Back in 2016, Albuquerque city councilors and Bernalillo County commissioners announced a Route 66 Visitor Center on the far reaches of west Central was in the works.
“The vision is to create space for the community and its visitors to highlight our rich history and culture,” Pena says.
Pena says the facility will have a lowrider museum, a taproom, and drive-in movie area. “The idea of like, getting to relive some of the things that were very popular on Route 66, like diner experience or the drive-in movie theater, or I think the low rider culture is really interesting,” says Ashley Daniels.
When it was first announced, the visitor center was expected to cost a little under $3.5 million. Three years later, the budget has ballooned to $12.9 million.
“They met with community members and decided what they wanted and what they didn’t want. Some of the amenities, actually the space has grown probably about a quarter of the size,” Pena says.
The city, county and the state will all pitch in to cover the cost.
“Twelve-million dollars seems like an awful lot of money to spend when we have needs with our homeless population and out mentally ill population,” says Margaret Gates.

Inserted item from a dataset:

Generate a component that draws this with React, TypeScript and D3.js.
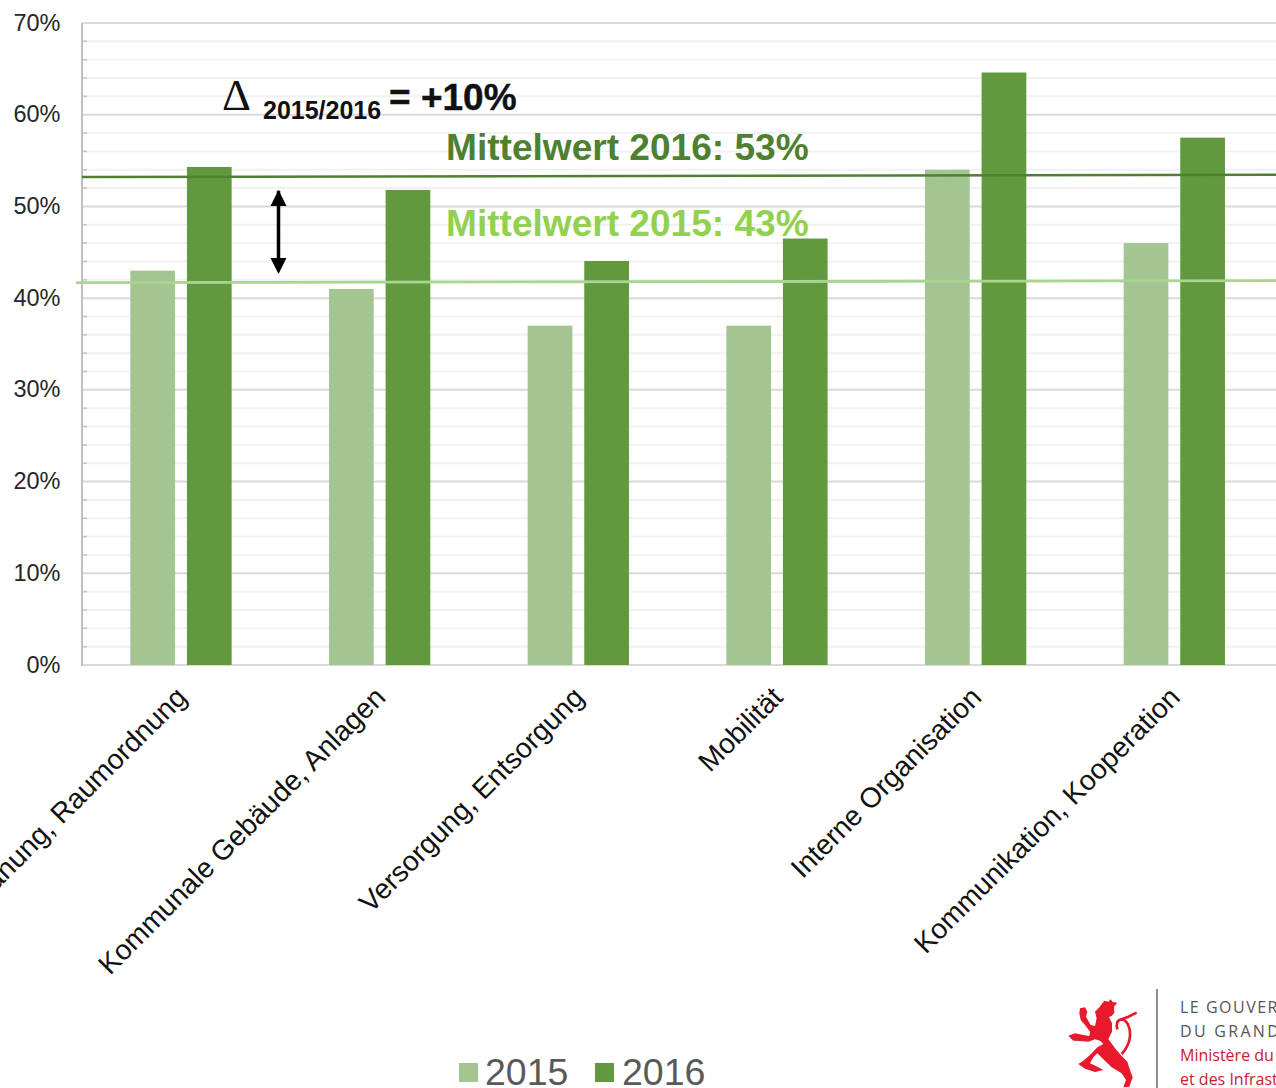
import React from "react";
import * as d3 from "d3";

const categories = [
  "Entwicklungsplanung, Raumordnung",
  "Kommunale Gebäude, Anlagen",
  "Versorgung, Entsorgung",
  "Mobilität",
  "Interne Organisation",
  "Kommunikation, Kooperation",
];
const values2015 = [43, 41, 37, 37, 54, 46];
const values2016 = [54.3, 51.8, 44.05, 46.5, 64.6, 57.5];
const majorTicks = [0, 10, 20, 30, 40, 50, 60, 70];
const minorTicks = [2, 4, 6, 8, 12, 14, 16, 18, 22, 24, 26, 28, 32, 34, 36, 38, 42, 44, 46, 48, 52, 54, 56, 58, 62, 64, 66, 68];
const mean2016 = [53.2, 53.45];
const mean2015 = [41.7, 41.9];
const arrowRange = [43, 51.6];

const FONT = "'Liberation Sans', Arial, sans-serif";
const C15 = "#a3c592";
const C16 = "#62993e";
const LION = "M193 92L205 95 212 88 218 96 232 98 222 110 223 128 215 138 207 141 216 160 216 185 205 207 225 235 245 258 262 275 270 300 278 322 268 350 250 352 258 330 245 310 215 292 190 268 172 250 160 262 150 280 172 290 190 300 165 306 135 296 115 282 130 272 150 255 172 232 190 222 180 212 165 208 145 215 120 213 100 212 85 197 105 190 130 195 148 198 150 185 135 165 122 150 118 130 120 115 135 112 142 125 138 140 152 165 165 168 170 145 165 125 178 112Z";

export default function App() {
  const y = d3.scaleLinear().domain([0, 70]).range([665, 23]);
  const x = d3.scaleBand<string>().domain(categories).range([82, 1274]);
  const bw = x.bandwidth();
  const lineY = d3.line<number>().x((_, i) => (i === 0 ? 82 : 1276)).y((d) => y(d));
  const lineY15 = d3.line<number>().x((_, i) => (i === 0 ? 76 : 1276)).y((d) => y(d));
  return (
    <svg width={1276} height={1088} viewBox="0 0 1276 1088" style={{ position: "absolute", left: 0, top: 0, background: "#fff" }} fontFamily={FONT}>
      {minorTicks.map((t) => (
        <g key={t}>
          <line x1={82} x2={1276} y1={y(t)} y2={y(t)} stroke="#f1f1f1" strokeWidth={2} />
          <line x1={82} x2={87} y1={y(t)} y2={y(t)} stroke="#c4c4c4" strokeWidth={1.5} />
        </g>
      ))}
      {majorTicks.map((t) => (
        <g key={t}>
          <line x1={82} x2={1276} y1={y(t)} y2={y(t)} stroke="#dadada" strokeWidth={2} />
          <text x={60.5} y={y(t) + 7.5} textAnchor="end" fontSize={23.5} fill="#262626">{t}%</text>
        </g>
      ))}
      <line x1={82} x2={82} y1={y(70)} y2={y(0) + 1} stroke="#c0c0c0" strokeWidth={2} />
      {categories.map((c, i) => {
        const cx = x(c)! + bw / 2;
        return (
          <g key={c}>
            <rect x={cx - 51} y={y(values2015[i])} width={44.7} height={y(0) - y(values2015[i])} fill={C15} />
            <rect x={cx + 5.6} y={y(values2016[i])} width={44.7} height={y(0) - y(values2016[i])} fill={C16} />
            <text transform={`translate(${cx + 7},${y(0) + 34}) rotate(-45)`} textAnchor="end" fontSize={28.2} fill="#111">{c}</text>
          </g>
        );
      })}
      <path d={lineY(mean2016)!} stroke="#4f7f31" strokeWidth={2.5} fill="none" />
      <path d={lineY15(mean2015)!} stroke="#a9d590" strokeWidth={2.8} fill="none" />

      <line x1={278.5} x2={278.5} y1={y(arrowRange[1]) - 1} y2={y(arrowRange[0]) - 6} stroke="#000" strokeWidth={3.5} />
      <path d="M278.5 190L286.5 206H270.5Z" fill="#000" />
      <path d="M278.5 274L286.5 258H270.5Z" fill="#000" />

      <text x={222} y={110} fontSize={45} fontFamily="'Liberation Serif', serif" fill="#111">Δ</text>
      <text x={263} y={119} fontSize={25} fontWeight={700} fill="#111">2015/2016</text>
      <text x={389} y={110} fontSize={37} fontWeight={700} fill="#111" stroke="#111" strokeWidth={0.4}>= +10%</text>
      <text x={446} y={160} fontSize={37.1} fontWeight={700} fill="#4f7f31">Mittelwert 2016: 53%</text>
      <text x={446} y={236} fontSize={37.1} fontWeight={700} fill="#92d050">Mittelwert 2015: 43%</text>

      <rect x={459} y={1063} width={19} height={19} fill={C15} />
      <text x={485} y={1085} fontSize={37.5} fill="#595959">2015</text>
      <rect x={595} y={1063} width={19} height={19} fill={C16} />
      <text x={622} y={1085} fontSize={37.5} fill="#595959">2016</text>

      <g transform="translate(1040,970) scale(0.3333)">
        <path d={LION} fill="#e8192c" />
        <path d="M232 178C224 146 250 140 262 160C278 190 270 225 245 252" fill="none" stroke="#e8192c" strokeWidth={8} />
        <path d="M240 150L265 140L290 128" fill="none" stroke="#e8192c" strokeWidth={8} />
      </g>
      <line x1={1157} x2={1157} y1={989} y2={1088} stroke="#6b6b6b" strokeWidth={1.5} />
      <g fontFamily="'Open Sans', sans-serif" fontSize={16}>
        <text x={1180} y={1013} fill="#555" letterSpacing={1.5}>LE GOUVERNEMENT</text>
        <text x={1180} y={1037} fill="#555" letterSpacing={2.3}>DU GRAND-DUCHÉ</text>
        <text x={1180} y={1061} fill="#c8202f">Ministère du Développement</text>
        <text x={1180} y={1085} fill="#c8202f">et des Infrastructures</text>
      </g>
    </svg>
  );
}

Not everyone is on board. City Councilor Trudy Jones says she’s concerned about using public money to fund the project.
“We’re playing with other people’s money. This is tax payer’s money. It’s not our money, and we have so many important and needy projects. Councilor Pena’s district is one of the neediest in the city,” says City Councilor Trudy Jones.
Jones says she doubts the visitor center’s proposed location on Nine Mile Hill will draw a large crowd.
“If it’s not going to generate what it’s supposed to generate, wouldn’t we be doing a community center for the area? Upgrading the parks? Wouldn’t we be doing things that people in the district could use?” Jones says.
There are a million dollars on the city’s November ballot for the visitor center. Councilor Pena says they hope to break ground next May.
So far, the city, county and state have set aside more than $7 million for the visitor center.